E che dire dell'America? Un colosso, sì, ma costruito sull'aria. Un esperimento faustiano in fase avanzata, tutto tecnocrazia e velocità, ma senza anima. La Quarta Teoria Politica non vi si inchina. La visione di Dugin non è americana, non è globalista, non è universale. Spengler vedeva l'America come l'inevitabile estensione della volontà di potenza faustiana: il capitalismo come metafisica, la pubblicità come filosofia, la macchina come dio. Dugin vede qualcos'altro: un impero che ha dimenticato se stesso, che non sa nemmeno di essere un impero, che si divora in un sogno febbrile di decadenza liberale. Il Cesare americano arriverà, ma non erediterà altro che cenere.
L'Europa era bella un tempo. La sua tragedia è che non ha mai saputo come fermarsi. L'anima faustiana era destinata a creare, a costruire, a spingere verso l'esterno, ma c'era sempre un prezzo. Spengler lo vide: espansione infinita, ambizione infinita, il sogno dell'illimitato, finché il sogno non si infrange e i costruttori diventano abusivi nelle loro stesse rovine. Il lato negativo dello spirito faustiano è il suo rifiuto di accettare limiti, di sapere quando morire. E così indugia, meccanizzato, burocratizzato, automatizzato, governato da uomini che non hanno passato né futuro, solo il noioso ronzio dell'amministrazione. La postmodernità è solo un altro termine per rigor mortis .
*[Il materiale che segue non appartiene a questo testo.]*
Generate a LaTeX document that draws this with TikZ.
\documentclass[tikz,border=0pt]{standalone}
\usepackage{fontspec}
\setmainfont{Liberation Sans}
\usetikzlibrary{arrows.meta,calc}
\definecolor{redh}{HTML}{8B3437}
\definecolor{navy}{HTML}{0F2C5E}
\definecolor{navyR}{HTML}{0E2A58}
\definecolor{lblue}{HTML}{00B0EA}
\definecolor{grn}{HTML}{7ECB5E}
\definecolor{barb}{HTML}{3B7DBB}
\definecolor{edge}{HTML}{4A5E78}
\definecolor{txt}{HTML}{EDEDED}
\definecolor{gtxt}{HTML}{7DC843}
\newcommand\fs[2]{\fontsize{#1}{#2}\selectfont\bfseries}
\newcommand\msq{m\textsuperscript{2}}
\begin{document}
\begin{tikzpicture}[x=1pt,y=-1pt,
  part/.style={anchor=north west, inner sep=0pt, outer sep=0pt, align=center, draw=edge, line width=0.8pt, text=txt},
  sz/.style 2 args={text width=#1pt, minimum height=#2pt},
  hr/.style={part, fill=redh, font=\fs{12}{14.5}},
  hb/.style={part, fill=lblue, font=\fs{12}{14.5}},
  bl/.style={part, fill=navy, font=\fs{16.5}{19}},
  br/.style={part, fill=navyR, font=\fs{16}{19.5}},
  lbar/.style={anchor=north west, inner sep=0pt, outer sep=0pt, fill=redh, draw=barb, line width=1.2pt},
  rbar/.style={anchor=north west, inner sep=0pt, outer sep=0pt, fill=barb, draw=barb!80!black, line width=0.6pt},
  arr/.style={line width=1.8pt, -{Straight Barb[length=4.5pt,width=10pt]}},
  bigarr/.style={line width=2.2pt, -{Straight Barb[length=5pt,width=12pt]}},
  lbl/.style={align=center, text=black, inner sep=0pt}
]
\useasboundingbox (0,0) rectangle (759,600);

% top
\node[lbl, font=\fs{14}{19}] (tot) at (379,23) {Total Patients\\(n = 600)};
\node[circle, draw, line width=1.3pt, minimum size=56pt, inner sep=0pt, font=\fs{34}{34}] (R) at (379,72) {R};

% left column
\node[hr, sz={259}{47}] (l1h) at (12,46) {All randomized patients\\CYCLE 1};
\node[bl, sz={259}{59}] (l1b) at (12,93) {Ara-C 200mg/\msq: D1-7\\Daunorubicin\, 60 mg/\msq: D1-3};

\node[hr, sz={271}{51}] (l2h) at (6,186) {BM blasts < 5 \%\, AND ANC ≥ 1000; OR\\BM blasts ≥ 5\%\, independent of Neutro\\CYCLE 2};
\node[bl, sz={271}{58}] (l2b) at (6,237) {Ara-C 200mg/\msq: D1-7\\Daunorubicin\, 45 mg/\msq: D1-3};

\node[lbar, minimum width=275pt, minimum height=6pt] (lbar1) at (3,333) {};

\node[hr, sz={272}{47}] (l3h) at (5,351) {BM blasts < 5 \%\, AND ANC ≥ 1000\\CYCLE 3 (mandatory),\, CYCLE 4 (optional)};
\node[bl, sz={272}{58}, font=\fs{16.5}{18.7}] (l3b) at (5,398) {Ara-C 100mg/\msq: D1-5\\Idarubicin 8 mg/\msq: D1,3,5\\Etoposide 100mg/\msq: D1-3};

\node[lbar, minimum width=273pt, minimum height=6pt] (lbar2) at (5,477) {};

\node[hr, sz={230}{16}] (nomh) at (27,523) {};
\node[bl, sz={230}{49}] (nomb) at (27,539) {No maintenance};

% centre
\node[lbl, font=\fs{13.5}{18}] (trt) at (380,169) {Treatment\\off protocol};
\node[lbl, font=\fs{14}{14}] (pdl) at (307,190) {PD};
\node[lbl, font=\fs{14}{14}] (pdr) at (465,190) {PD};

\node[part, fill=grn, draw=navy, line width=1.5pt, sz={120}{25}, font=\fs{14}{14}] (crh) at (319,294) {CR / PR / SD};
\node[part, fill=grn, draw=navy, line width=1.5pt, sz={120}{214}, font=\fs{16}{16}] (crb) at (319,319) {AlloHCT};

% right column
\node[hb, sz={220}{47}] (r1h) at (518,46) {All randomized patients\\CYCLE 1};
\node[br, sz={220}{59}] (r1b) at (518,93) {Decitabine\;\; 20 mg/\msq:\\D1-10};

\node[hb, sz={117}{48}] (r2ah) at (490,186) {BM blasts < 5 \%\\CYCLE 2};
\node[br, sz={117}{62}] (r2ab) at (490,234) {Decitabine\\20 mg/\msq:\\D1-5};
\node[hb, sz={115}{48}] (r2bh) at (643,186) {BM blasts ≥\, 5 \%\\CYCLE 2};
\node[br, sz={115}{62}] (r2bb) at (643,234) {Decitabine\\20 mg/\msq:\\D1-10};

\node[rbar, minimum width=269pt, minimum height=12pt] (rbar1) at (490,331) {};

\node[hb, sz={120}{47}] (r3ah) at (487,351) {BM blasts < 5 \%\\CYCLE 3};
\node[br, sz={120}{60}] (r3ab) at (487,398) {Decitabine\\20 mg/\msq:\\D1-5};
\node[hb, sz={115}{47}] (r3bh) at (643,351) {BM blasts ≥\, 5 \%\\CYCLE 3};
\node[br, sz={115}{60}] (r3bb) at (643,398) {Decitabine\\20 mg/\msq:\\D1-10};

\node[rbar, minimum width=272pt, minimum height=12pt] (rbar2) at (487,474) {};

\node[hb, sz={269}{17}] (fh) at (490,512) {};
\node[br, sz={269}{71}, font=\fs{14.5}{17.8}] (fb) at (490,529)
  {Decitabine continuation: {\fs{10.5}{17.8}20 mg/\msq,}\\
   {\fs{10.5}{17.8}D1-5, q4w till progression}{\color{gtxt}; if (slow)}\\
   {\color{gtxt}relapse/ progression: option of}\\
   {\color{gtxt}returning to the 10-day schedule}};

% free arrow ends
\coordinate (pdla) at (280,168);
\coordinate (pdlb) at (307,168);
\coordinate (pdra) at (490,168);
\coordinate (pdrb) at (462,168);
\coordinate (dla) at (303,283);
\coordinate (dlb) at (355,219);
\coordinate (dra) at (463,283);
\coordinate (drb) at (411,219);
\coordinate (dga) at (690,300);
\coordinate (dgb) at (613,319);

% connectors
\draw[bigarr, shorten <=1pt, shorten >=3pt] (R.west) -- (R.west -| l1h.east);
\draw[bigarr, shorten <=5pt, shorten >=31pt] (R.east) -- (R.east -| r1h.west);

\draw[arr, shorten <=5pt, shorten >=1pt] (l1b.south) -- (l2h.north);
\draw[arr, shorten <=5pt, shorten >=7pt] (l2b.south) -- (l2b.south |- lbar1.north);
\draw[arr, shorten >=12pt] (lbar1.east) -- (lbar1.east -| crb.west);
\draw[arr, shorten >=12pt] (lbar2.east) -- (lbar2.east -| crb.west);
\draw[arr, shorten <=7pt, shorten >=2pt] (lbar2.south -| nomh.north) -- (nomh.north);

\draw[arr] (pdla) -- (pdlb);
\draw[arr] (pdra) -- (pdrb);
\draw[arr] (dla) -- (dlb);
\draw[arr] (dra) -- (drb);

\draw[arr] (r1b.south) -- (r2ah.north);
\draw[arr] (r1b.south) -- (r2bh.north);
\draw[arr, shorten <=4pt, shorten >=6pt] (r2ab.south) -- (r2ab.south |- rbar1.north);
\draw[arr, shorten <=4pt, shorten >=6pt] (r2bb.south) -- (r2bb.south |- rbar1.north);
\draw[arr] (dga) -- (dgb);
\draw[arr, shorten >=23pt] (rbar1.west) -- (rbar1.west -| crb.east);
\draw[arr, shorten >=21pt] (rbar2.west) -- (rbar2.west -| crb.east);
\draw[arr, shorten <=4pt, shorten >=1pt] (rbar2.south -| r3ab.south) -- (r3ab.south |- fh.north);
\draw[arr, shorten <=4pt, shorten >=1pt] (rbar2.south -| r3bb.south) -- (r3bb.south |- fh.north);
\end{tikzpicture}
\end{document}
Ma c'è ancora potere in Occidente. Il ciclo di Spengler non è ancora completo e, persino nel decadimento, ci sono momenti di terribile bellezza. Gli ultimi guerrieri del vecchio ordine, quelli che ricordano, che hanno ancora il fuoco nel sangue, stanno osservando, aspettando. L'era dei Cesari non sarà gentile. L'uomo faustiano, persino nella sua caduta, infurierà. Dugin non crede nella sopravvivenza dell'Occidente, ma crede nella sua capacità di combattere, di scatenarsi anche mentre cade. La domanda è: chi eserciterà quella rabbia? I globalisti, i manager, i codardi che hanno venduto la loro eredità per il comfort? O coloro che ancora sentono l'eco lontano delle guglie gotiche, gli inni di battaglia, il ruggito di qualcosa di primordiale e dimenticato?
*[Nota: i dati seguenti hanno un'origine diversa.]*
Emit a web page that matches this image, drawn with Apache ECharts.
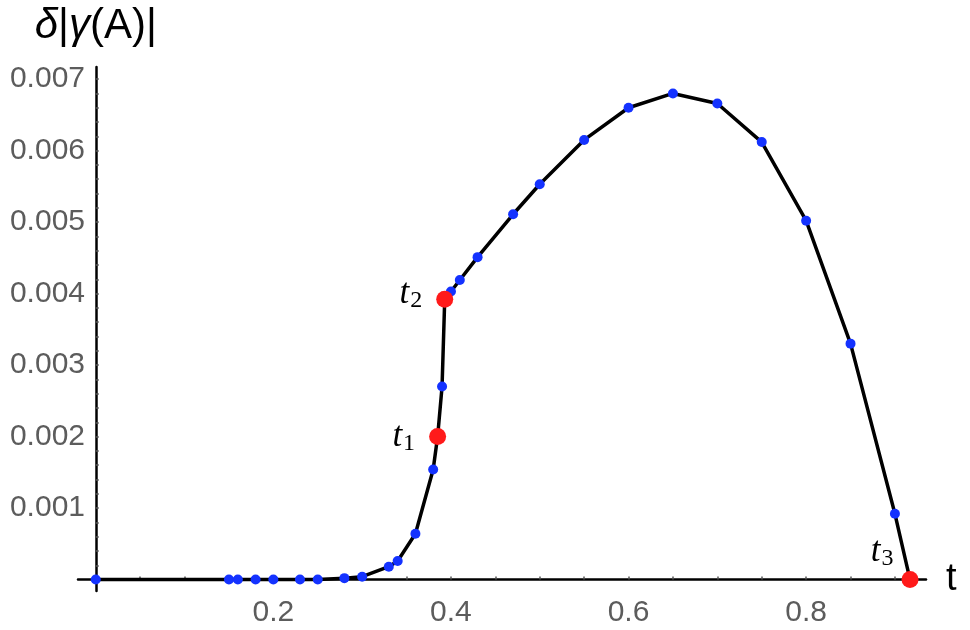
<!DOCTYPE html>
<html>
<head>
<meta charset="utf-8">
<script src="https://cdn.jsdelivr.net/npm/echarts@6/dist/echarts.min.js"></script>
<style>
html, body { margin: 0; padding: 0; background: #fff; }
#chart { width: 970px; height: 630px; }
</style>
</head>
<body>
<div id="chart"></div>
<script>
// sample points (blue)
const tValues = [0, 0.15, 0.16, 0.18, 0.20, 0.23, 0.25, 0.28, 0.30, 0.33, 0.34, 0.36, 0.38, 0.39,
    0.40, 0.41, 0.43, 0.47, 0.50, 0.55, 0.60, 0.65, 0.70, 0.75, 0.80, 0.85, 0.90];
const deltaValues = [0, 0, 0, 0, 0, 0, 0, 0.00002, 0.00004, 0.00018, 0.00026, 0.00064, 0.00154, 0.0027,
    0.00403, 0.00419, 0.00451, 0.00511, 0.00553, 0.00615, 0.0066, 0.0068, 0.00666, 0.00612, 0.00502, 0.0033, 0.00092];

// marked points (red)
const markNames = ['1', '2', '3'];
const markT = [0.385, 0.393, 0.917];
const markDelta = [0.002, 0.00392, 0];

// ticks / labels
const xTickValues = [0.05, 0.1, 0.15, 0.2, 0.25, 0.3, 0.35, 0.4, 0.45, 0.5, 0.55, 0.6, 0.65, 0.7, 0.75, 0.8, 0.85, 0.9];
const xLabelValues = [0.2, 0.4, 0.6, 0.8];
const yTickValues = [0.0002, 0.0004, 0.0006, 0.0008, 0.001, 0.0012, 0.0014, 0.0016, 0.0018, 0.002,
    0.0022, 0.0024, 0.0026, 0.0028, 0.003, 0.0032, 0.0034, 0.0036, 0.0038, 0.004,
    0.0042, 0.0044, 0.0046, 0.0048, 0.005, 0.0052, 0.0054, 0.0056, 0.0058, 0.006,
    0.0062, 0.0064, 0.0066, 0.0068, 0.007];
const yLabelValues = [0.001, 0.002, 0.003, 0.004, 0.005, 0.006, 0.007];

const bluePoints = tValues.map((t, i) => [t, deltaValues[i]]);
const redPoints = markT.map((t, i) => [t, markDelta[i]]);
const linePoints = bluePoints.concat(redPoints).sort((a, b) => a[0] - b[0]);

const labelOffsets = [[-4, 0], [-4, -6], [2, -28]];

const chart = echarts.init(document.getElementById('chart'));
const option = {
    animation: false,
    grid: { left: 78, right: 44, top: 67, bottom: 39, containLabel: false, outerBoundsMode: 'none' },
    xAxis: {
        type: 'value',
        min: -0.02,
        max: 0.935,
        name: 't',
        nameLocation: 'end',
        nameGap: 20,
        nameTextStyle: { color: '#000', fontSize: 38, fontFamily: 'Liberation Sans' },
        splitLine: { show: false },
        axisLine: { onZero: true, lineStyle: { color: '#000', width: 2.5 } },
        axisTick: { inside: true, length: 3, customValues: xTickValues, lineStyle: { color: '#555', width: 1.5 } },
        axisLabel: {
            customValues: xLabelValues,
            margin: 7,
            color: '#5c5c5c',
            fontSize: 30,
            fontFamily: 'Liberation Sans',
            formatter: v => v.toFixed(1)
        }
    },
    yAxis: {
        type: 'value',
        min: -0.00016,
        max: 0.00717,
        name: '{i|δ}|{i|γ}(A)|',
        nameLocation: 'end',
        nameGap: 20,
        nameTextStyle: {
            color: '#000', fontSize: 42, fontFamily: 'Liberation Sans', align: 'center',
            rich: { i: { fontStyle: 'italic', fontSize: 42, fontFamily: 'Liberation Sans', color: '#000' } }
        },
        splitLine: { show: false },
        axisLine: { onZero: true, lineStyle: { color: '#000', width: 2.5 } },
        axisTick: { inside: true, length: 3, customValues: yTickValues, lineStyle: { color: '#555', width: 1.5 } },
        axisLabel: {
            customValues: yLabelValues,
            margin: -7,
            color: '#5c5c5c',
            fontSize: 30,
            fontFamily: 'Liberation Sans',
            formatter: v => v.toFixed(3)
        }
    },
    series: [
        {
            type: 'line',
            data: linePoints,
            smooth: false,
            showSymbol: false,
            lineStyle: { color: '#000', width: 3.5, join: 'round' },
            z: 2
        },
        {
            type: 'scatter',
            data: bluePoints,
            symbolSize: 10,
            itemStyle: { color: '#1432ff', opacity: 1 },
            z: 3
        },
        {
            type: 'scatter',
            data: redPoints.map((p, i) => ({
                value: p,
                name: markNames[i],
                label: { offset: labelOffsets[i] }
            })),
            symbolSize: 17,
            itemStyle: { color: '#ff1a1a', opacity: 1 },
            label: {
                show: true,
                position: 'left',
                distance: 10,
                formatter: p => '{t|t}{s|' + p.name + '}',
                rich: {
                    t: { fontSize: 35, fontStyle: 'italic', fontFamily: 'Liberation Serif', color: '#000' },
                    s: { fontSize: 24, fontFamily: 'Liberation Serif', color: '#000', verticalAlign: 'bottom', padding: [14, 0, 0, 1] }
                }
            },
            z: 4
        }
    ]
};
chart.setOption(option);
</script>
</body>
</html>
La multipolarità non è solo una realtà politica. È un cambiamento metafisico. Spengler vi ha accennato, Dugin lo proclama. L'era di una civiltà che governa tutte le altre è finita. L'uomo faustiano voleva il mondo intero, ma il mondo non lo vuole più. La Cina si solleva, non spezzata dalla malattia dell'Occidente. L'Islam ricorda. L'India si agita. La Russia ruggisce. Questo non è un mondo per valori universali, per diritti umani, per democrazia nel suo senso occidentale. Questo è un mondo di civiltà, di destino, di volontà. L'Occidente faustiano è ora solo un altro attore sul palco, non più il regista.
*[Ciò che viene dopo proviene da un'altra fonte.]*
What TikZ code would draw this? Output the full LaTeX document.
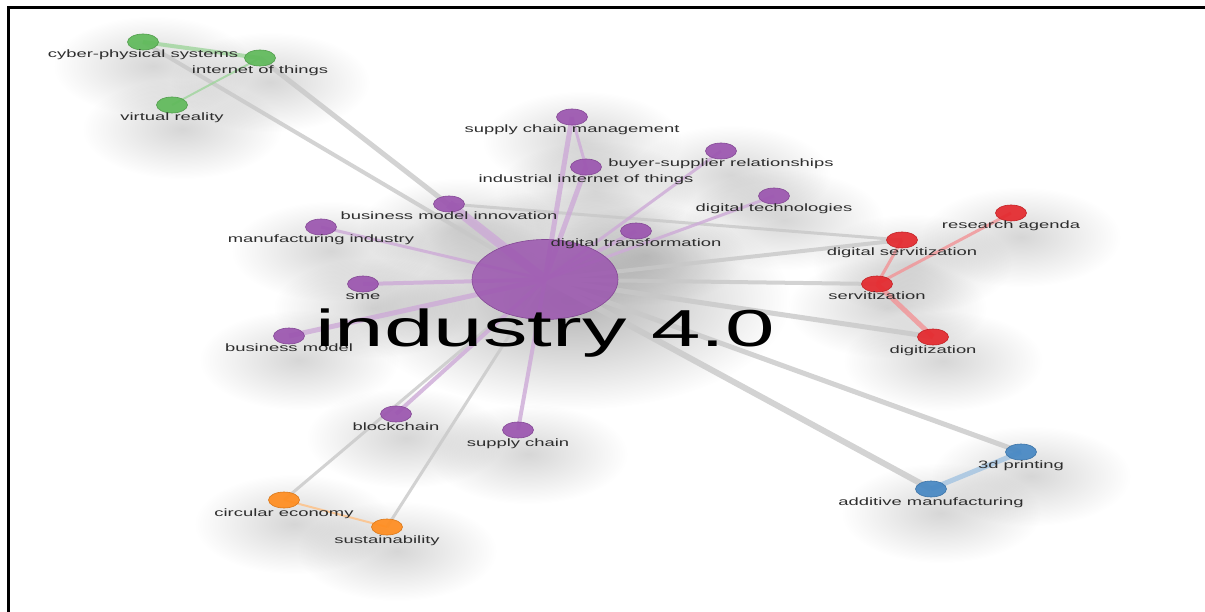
\documentclass[tikz,border=0pt]{standalone}
\usepackage{fontspec}
\setmainfont{Liberation Sans}
\usepackage{graphicx}
\usetikzlibrary{shapes.geometric,fadings}

\definecolor{cpurple}{RGB}{155,85,175}
\definecolor{cgreen}{RGB}{95,185,90}
\definecolor{cred}{RGB}{228,40,45}
\definecolor{corange}{RGB}{255,140,30}
\definecolor{cblue}{RGB}{70,135,195}
\definecolor{egray}{RGB}{200,200,200}
\definecolor{lbltext}{RGB}{45,45,45}

\tikzfading[name=hazeblob, inner color=transparent!0, outer color=transparent!100]

\pgfdeclarelayer{paper}
\pgfdeclarelayer{haze}
\pgfdeclarelayer{edges}
\pgfsetlayers{paper,haze,edges,main}

% keyword labels are set wide, as in the map export
\newcommand\widetext[1]{\scalebox{1.72}[1]{#1}}

\tikzset{
  kw/.style={ellipse, minimum width=31pt, minimum height=16pt, inner sep=0pt,
    fill=#1, draw=#1!85!black, line width=0.6pt, fill opacity=0.92},
  lbl/.style={anchor=base, inner sep=0pt, text=lbltext,
    font=\fontsize{10.7}{12}\selectfont},
  link/.style={line width=#1, draw opacity=0.8},
  pedge/.style={link=#1, draw=cpurple!50},
  gedge/.style={link=#1, draw=egray},
  redge/.style={link=#1, draw=cred!50},
  gredge/.style={link=#1, draw=cgreen!60},
  oedge/.style={link=#1, draw=corange!55},
  bedge/.style={link=#1, draw=cblue!50},
}

% keyword: name, x, y, colour, text
\newcommand\kwnode[5]{%
  \begin{pgfonlayer}{haze}
    \fill[black, opacity=0.16, path fading=hazeblob] (#2+10,#3+24) ellipse (100pt and 50pt);
  \end{pgfonlayer}
  \node[kw=#4] (#1) at (#2,#3) {};
  \node[lbl] (#1-t) at (#2,#3+16) {\widetext{#5}};
}

\begin{document}
\begin{tikzpicture}[x=1pt, y=-1pt]
\useasboundingbox (0,0) rectangle (1205,612);
\begin{pgfonlayer}{paper}
  \fill[white] (0,0) rectangle (1205,612);
\end{pgfonlayer}

% central keyword
\begin{pgfonlayer}{haze}
  \fill[black, opacity=0.3, path fading=hazeblob] (570,300) ellipse (220pt and 110pt);
\end{pgfonlayer}
\node[ellipse, minimum width=146pt, minimum height=80pt, inner sep=0pt,
  fill=cpurple, draw=cpurple!85!black, line width=0.6pt, fill opacity=0.85] (hub) at (545,279.5) {};

% green cluster
\kwnode{cps}{143}{42}{cgreen}{cyber-physical systems}
\kwnode{iot}{260}{58}{cgreen}{internet of things}
\kwnode{vr}{172}{105}{cgreen}{virtual reality}

% purple cluster
\kwnode{scm}{572}{117}{cpurple}{supply chain management}
\kwnode{iiot}{586}{167}{cpurple}{industrial internet of things}
\kwnode{bsr}{721}{151}{cpurple}{buyer-supplier relationships}
\kwnode{dtech}{774}{196}{cpurple}{digital technologies}
\kwnode{bmi}{449}{204}{cpurple}{business model innovation}
\kwnode{dtrans}{636}{231}{cpurple}{digital transformation}
\kwnode{mi}{321}{227}{cpurple}{manufacturing industry}
\kwnode{sme}{363}{284}{cpurple}{sme}
\kwnode{bm}{289}{336}{cpurple}{business model}
\kwnode{bc}{396}{414}{cpurple}{blockchain}
\kwnode{sc}{518}{430}{cpurple}{supply chain}

% red cluster
\kwnode{ra}{1011}{213}{cred}{research agenda}
\kwnode{ds}{902}{240}{cred}{digital servitization}
\kwnode{serv}{877}{284}{cred}{servitization}
\kwnode{digi}{933}{337}{cred}{digitization}

% orange cluster
\kwnode{ce}{284}{500}{corange}{circular economy}
\kwnode{sust}{387}{527}{corange}{sustainability}

% blue cluster
\kwnode{tdp}{1021}{452}{cblue}{3d printing}
\kwnode{am}{931}{489}{cblue}{additive manufacturing}

% central label
\node[anchor=base, inner sep=0pt, text=black, font=\fontsize{52}{60}\selectfont] (hub-t) at (545,347) {\scalebox{1.71}[1]{industry 4.0}};

\begin{pgfonlayer}{edges}
  % links between clusters
  \draw[gedge=4pt] (hub.center) -- (cps.center);
  \draw[gedge=5pt] (hub.center) -- (iot.center);
  \draw[gedge=4pt] (hub.center) -- (ds.center);
  \draw[gedge=4pt] (hub.center) -- (serv.center);
  \draw[gedge=5pt] (hub.center) -- (digi.center);
  \draw[gedge=5pt] (hub.center) -- (tdp.center);
  \draw[gedge=6pt] (hub.center) -- (am.center);
  \draw[gedge=3pt] (hub.center) -- (ce.center);
  \draw[gedge=3pt] (hub.center) -- (sust.center);
  \draw[gedge=3pt] (bmi.center) -- (ds.center);
  % purple cluster
  \draw[pedge=5pt] (hub.center) -- (scm.center);
  \draw[pedge=5pt] (hub.center) -- (iiot.center);
  \draw[pedge=3pt] (hub.center) -- (bsr.center);
  \draw[pedge=3pt] (hub.center) -- (dtech.center);
  \draw[pedge=4pt] (hub.center) -- (dtrans.center);
  \draw[pedge=9pt] (hub.center) -- (bmi.center);
  \draw[pedge=3pt] (hub.center) -- (mi.center);
  \draw[pedge=4pt] (hub.center) -- (sme.center);
  \draw[pedge=5pt] (hub.center) -- (bm.center);
  \draw[pedge=4pt] (hub.center) -- (bc.center);
  \draw[pedge=4pt] (hub.center) -- (sc.center);
  \draw[pedge=3pt] (scm.center) -- (iiot.center);
  % red cluster
  \draw[redge=3pt] (ds.center) -- (serv.center);
  \draw[redge=3pt] (ra.center) -- (serv.center);
  \draw[redge=5pt] (serv.center) -- (digi.center);
  % green cluster
  \draw[gredge=4pt] (cps.center) -- (iot.center);
  \draw[gredge=2pt] (iot.center) -- (vr.center);
  % orange cluster
  \draw[oedge=2pt] (ce.center) -- (sust.center);
  % blue cluster
  \draw[bedge=5pt] (am.center) -- (tdp.center);
\end{pgfonlayer}

% frame
\coordinate (fr-bl) at (8.5,612);
\coordinate (fr-tl) at (8.5,7.5);
\coordinate (fr-tr) at (1205,7.5);
\draw[line width=3pt] (fr-bl) -- (fr-tl) -- (fr-tr);
\end{tikzpicture}
\end{document}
Eppure, alcuni non lo accetteranno. I fantasmi dell'impero indugiano. Il vecchio mondo si aggrappa ai suoi miti, rifiutandosi di vedere che la marea è già cambiata. La NATO si espande, le sanzioni si accumulano sempre più alte, una fragile torre di dispetto, che crolla mentre si erge, ma niente di tutto ciò ferma il lento disfacimento. I leader europei sono sonnambuli. Il mondo che governano è una finzione. Spengler li aveva visti arrivare: la classe burocratica, gli sbrigatori, gli impiegati a capo di una civiltà morente. Scambiano la loro posizione per potere. Il vero potere è altrove, si sposta verso est, verso sud, verso coloro che credono ancora in qualcosa di più grande della crescita economica e dei quadri giuridici.
Dugin e Spengler, quindi, non sono in opposizione. Sono due estremi della stessa visione: la morte del vecchio e la nascita del nuovo. Spengler si è addolorato. Dugin no. Si prepara. La Quarta Teoria Politica non cerca di far rivivere l'Occidente. Cerca di sostituirlo. Con cosa? Questo rimane poco chiaro, ma la chiarezza è per il tempo di pace. Ora è il momento della battaglia, della guerra, non solo nelle strade dell'Ucraina o di Gaza o dovunque si apra il prossimo fronte, ma nella mente, nell'anima, nel tessuto stesso della civiltà.
Stiamo marcendo. Ma nel marciume, qualcosa si insinua. L'Occidente sta morendo, ma non muore in silenzio. Si infuria, si dibatte, si rifiuta di accettare il suo destino. Spengler ci dice che è inevitabile. Dugin ci dice di schierarci. L'unica domanda rimasta è: chi terrà il coltello?